DEFAULT . If any of the following occurs, a default
(“Default”) under this Note shall exist: Nonpayment;
Nonperformance. The failure of timely payment or performance of
the Obligations or Default under this Note or any other Loan
Documents. False Warranty. A warranty or representation made
or deemed made in the Loan Documents or furnished Bank in
connection with the loan evidenced by this Note proves materially
false, or if of a continuing nature, becomes materially false.
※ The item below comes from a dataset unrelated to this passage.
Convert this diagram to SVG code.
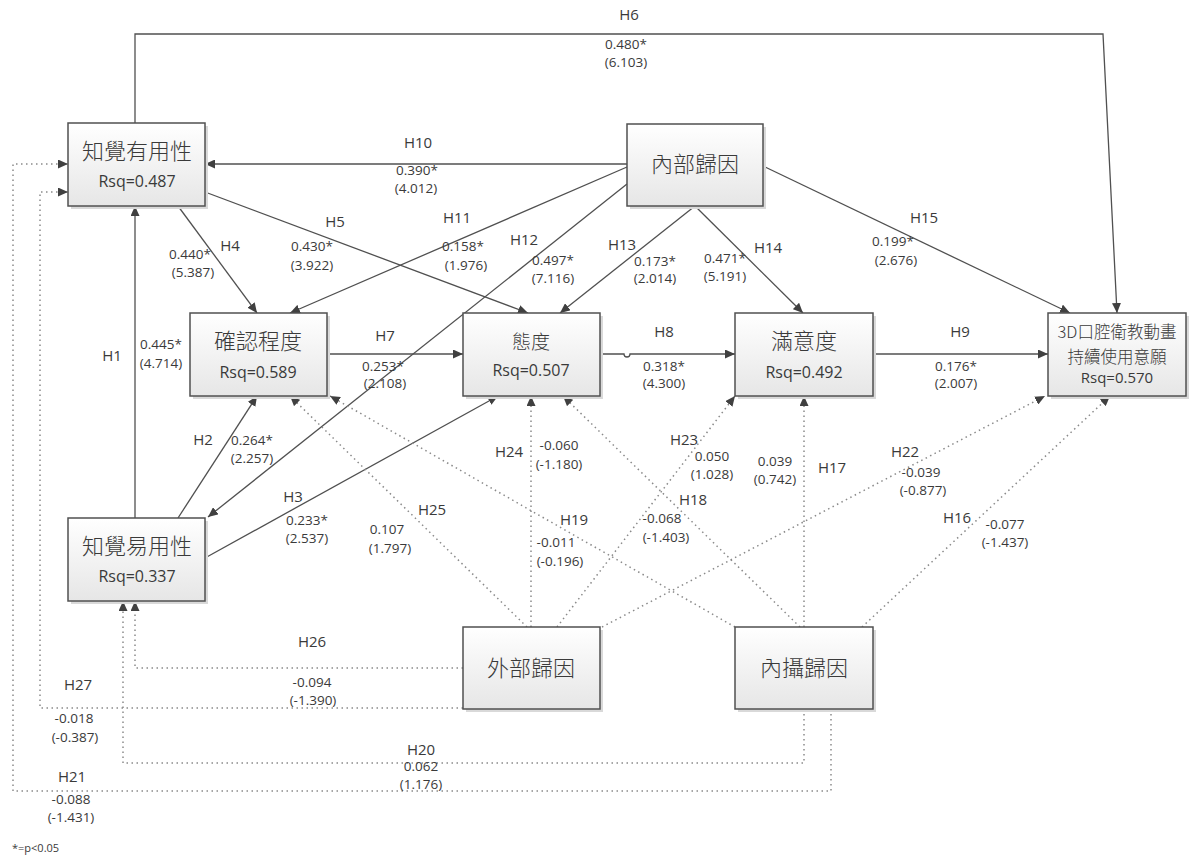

Cross Default. At Bank’s option, any default in
payment or performance of any obligation under any other loans,
contracts or agreements of Borrower, any Subsidiary or Affiliate of
Borrower, any general partner of or the holder(s) of the majority
ownership interests of Borrower with Bank or its affiliates
(“Affiliate” shall have the meaning as defined in 11
U.S.C. § 101, as in effect from time to time, except that the
term “Borrower” shall be substituted for the term
“Debtor” therein; “Subsidiary” shall mean
any business in which Borrower holds, directly or indirectly, a
controlling interest). Cessation; Bankruptcy. The death of,
appointment of a guardian for, dissolution of, termination of
existence of, loss of good standing status by, appointment of a
receiver for, assignment for the benefit of creditors of, or
commencement of any bankruptcy or insolvency proceeding by or
against Borrower, its Subsidiaries or Affiliates, if any, or any
general partner of or the holder(s) of the majority ownership
interests of Borrower, or any party to the Loan Documents.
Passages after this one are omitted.